Self-driving Cargo Ships

Japanese shippers plan to develop the technology needed to introduce smart autonomous ships by 2025. These smart ships could gather and process live environmental data in order to plot the safest, fastest and most fuel-efficient route. These vessels could also modify them to avoid and react to dangers and obstacles. While this advancement would signify a reduction of personnel, it would free up space to carry more cargo and the voyage would be cheaper and safer.  Japanese companies are not the only ones exploring this innovation; British and Norwegian companies have already started and voiced their beliefs that such results will be ready before the end of this decade. Additionally, the Port of Rotterdam has even started test runs and simulations on how to adapt to this upcoming technology. On the administrative side, the IMO is working to consider the regulation of autonomous ships. 

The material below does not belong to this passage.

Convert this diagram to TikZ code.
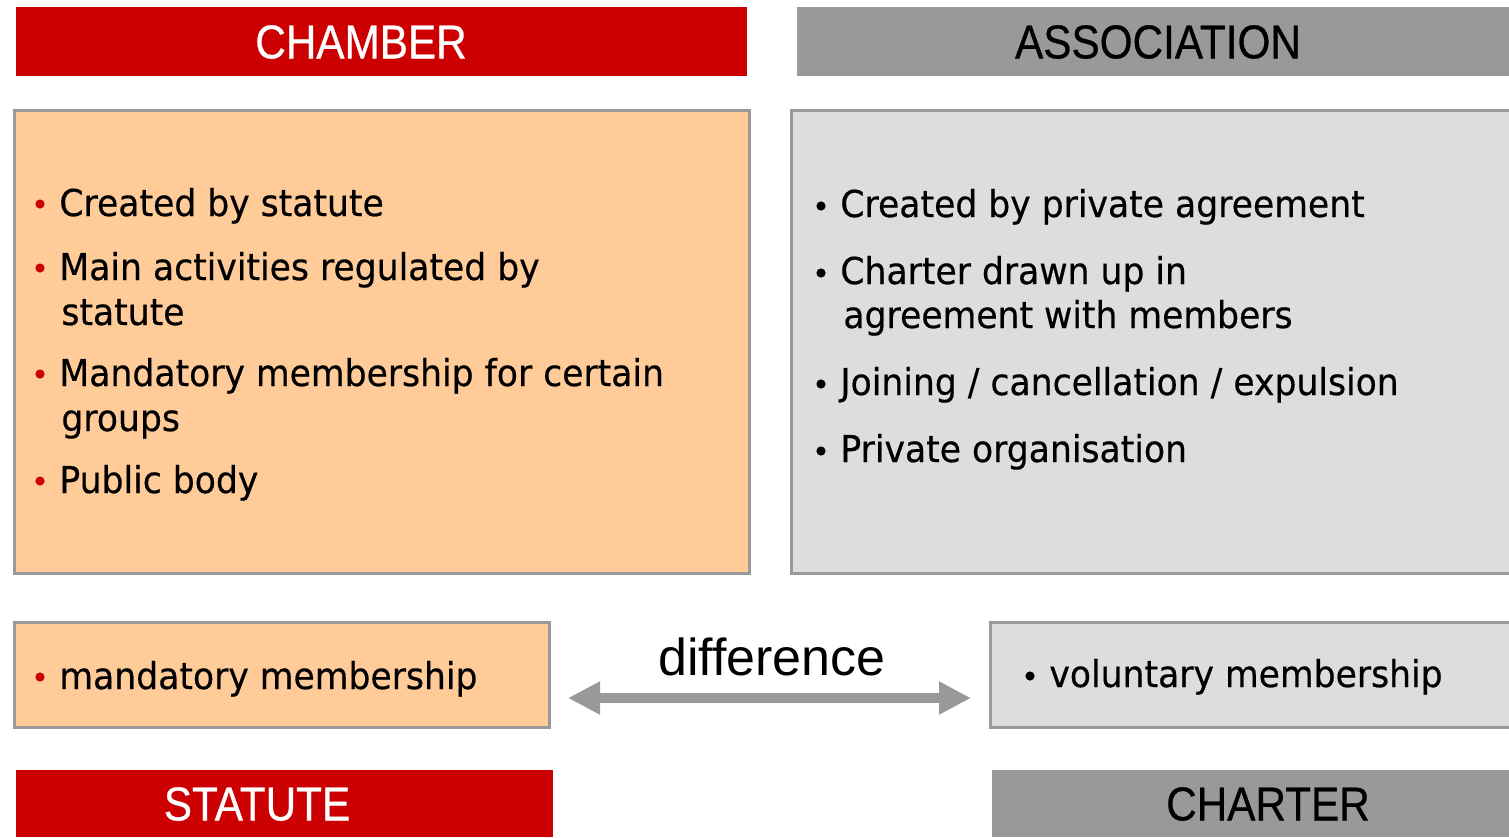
\documentclass[tikz,border=0pt]{standalone}
\usepackage{fontspec}
\usetikzlibrary{arrows.meta}
\newfontfamily\headfont[FakeStretch=0.89,FakeBold=0.6]{Liberation Sans}
\newfontfamily\bodyfont[FakeStretch=0.935,FakeBold=0.5]{DejaVu Sans}
\newfontfamily\difffont{Liberation Sans}
\definecolor{cred}{HTML}{CC0000}
\definecolor{cgray}{HTML}{999999}
\definecolor{cpeach}{HTML}{FFCC99}
\definecolor{clight}{HTML}{DDDDDD}
\begin{document}
\begin{tikzpicture}[x=0.5pt,y=-0.5pt,
  header/.style={inner sep=0pt, font=\headfont\fontsize{23.75pt}{28pt}\selectfont},
  panel/.style={draw=cgray, line width=1.5pt},
  btext/.style={anchor=base west, inner sep=0pt, font=\bodyfont\fontsize{18.5pt}{22pt}\selectfont},
  rdot/.style={fill=cred, draw=none},
  kdot/.style={fill=black, draw=none}]
\useasboundingbox (0,0) rectangle (1509,837);
% headers
\fill[cred] (16,7) rectangle (747,76);
\node[header, text=white] (chamber) at (361,42) {CHAMBER};
\fill[cgray] (797,7) rectangle (1509,76);
\node[header, text=black] (assoc) at (1158,42) {ASSOCIATION};
% main panels
\filldraw[panel, fill=cpeach] (14,110) rectangle (749,573);
\filldraw[panel, fill=clight] (791,110) rectangle (1515,573);
% left bullets
\fill[rdot] (40,204) circle[radius=2.3pt];
\node[btext] (l1) at (59,216) {Created by statute};
\fill[rdot] (40,268) circle[radius=2.3pt];
\node[btext] (l2) at (59,280) {Main activities regulated by};
\node[btext] (l2b) at (61,325) {statute};
\fill[rdot] (40,374) circle[radius=2.3pt];
\node[btext] (l3) at (59,386) {Mandatory membership for certain};
\node[btext] (l3b) at (61,431) {groups};
\fill[rdot] (40,481) circle[radius=2.3pt];
\node[btext] (l4) at (59,493) {Public body};
% right bullets
\fill[kdot] (821,206) circle[radius=2.3pt];
\node[btext] (r1) at (840,217) {Created by private agreement};
\fill[kdot] (821,273) circle[radius=2.3pt];
\node[btext] (r2) at (840,284) {Charter drawn up in};
\node[btext] (r2b) at (843,328) {agreement with members};
\fill[kdot] (821,384) circle[radius=2.3pt];
\node[btext] (r3) at (840,395) {Joining / cancellation / expulsion};
\fill[kdot] (821,451) circle[radius=2.3pt];
\node[btext] (r4) at (840,462) {Private organisation};
% small panels
\filldraw[panel, fill=cpeach] (14,622) rectangle (549,727);
\fill[rdot] (40,677) circle[radius=2.3pt];
\node[btext] (lm) at (59,689) {mandatory membership};
\filldraw[panel, fill=clight] (990,622) rectangle (1515,727);
\fill[kdot] (1030,676) circle[radius=2.3pt];
\node[btext] (rm) at (1049,687) {voluntary membership};
% arrow
\coordinate (aL) at (568,698);
\coordinate (aR) at (971,698);
\draw[cgray, line width=5.4pt, {Triangle[length=16pt,width=15.5pt]}-{Triangle[length=16pt,width=15.5pt]}] (aL) -- (aR);
\node[inner sep=0pt, anchor=base, font=\difffont\fontsize{26pt}{30pt}\selectfont] (diff) at (772,675) {difference};
% footers
\fill[cred] (16,770) rectangle (553,837);
\node[header, text=white] (statute) at (257,804) {STATUTE};
\fill[cgray] (992,770) rectangle (1509,837);
\node[header, text=black] (charter) at (1268,804) {CHARTER};
\end{tikzpicture}
\end{document}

New and/or expanded canals

Kanal İstanbul

It is a proposed secondary sea-level waterway, running parallel to the Bosphorus Strait, which would reduce traffic through the latter. The canal's length will be around 40 to 45 kilometers and its surface width will measure around 145 and 150 meters. Turkey’s Transportation Minister has stated that preliminary studies presented five alternatives for the route and that the cost of the endeavor will reach $15 billion. Along with the waterway, there is a planned airport, multiple roads and other similar infrastructure projects which will complement each other and benefit the region. The first stages of auxiliary buildings were initiated in 2013 and the project is intended to be ready by 2023, as to coincide with the 100th anniversary of the foundation of the Turkish Republic.

Nicaragua Canal

First devised around 1825, the project was greenlighted in 2012. The entire project would have included: the canal, the locks, two harbors, a free trade zone, tourist centers, an international airport, and several roads. Understandably, it has met fierce opposition from the beginning due to its immense cost and environmental impact. As of this year, it has been reported that this plan is on hold, and that there has been no advancement of this project. 

Panama Canal

In its first year of operations, the expanded Canal has set records and exceeded expectations. According to the Panama Canal Authority (ACP), more than 1,500 neopanamax ships have transited the waterway. These include container, LPG, LNG and bulk carriers, tankers, ro-ro and cruise ships. The Panama Canal tonnage has increased 22.2% between the fiscal years of 2017 and 2016. Due to the increasing demand and traffic, the ACP has already drawn up ideas for a fourth set of locks.  But before anyone can act, more water resources must be secured to support such a plan.  

Kra Canal

In order to shorten transit times between the Indian and the Pacific Oceans it has been proposed to cut through the Kra Isthmus of southern Thailand. Initially thought up 200 years ago, this project has previously been discarded due to financial, environmental and security concerns. However, it may still make a comeback as a part of the Maritime Silk Road plan of China´s larger international Belt & Road Initiative, with the official endorsement of the Thai government. Its successful development would improve the economy, increase the employment opportunities and make Thailand more competitive, while reducing the overuse of the Strait of Malacca and opening new business opportunities for both Malaysia and Singapore.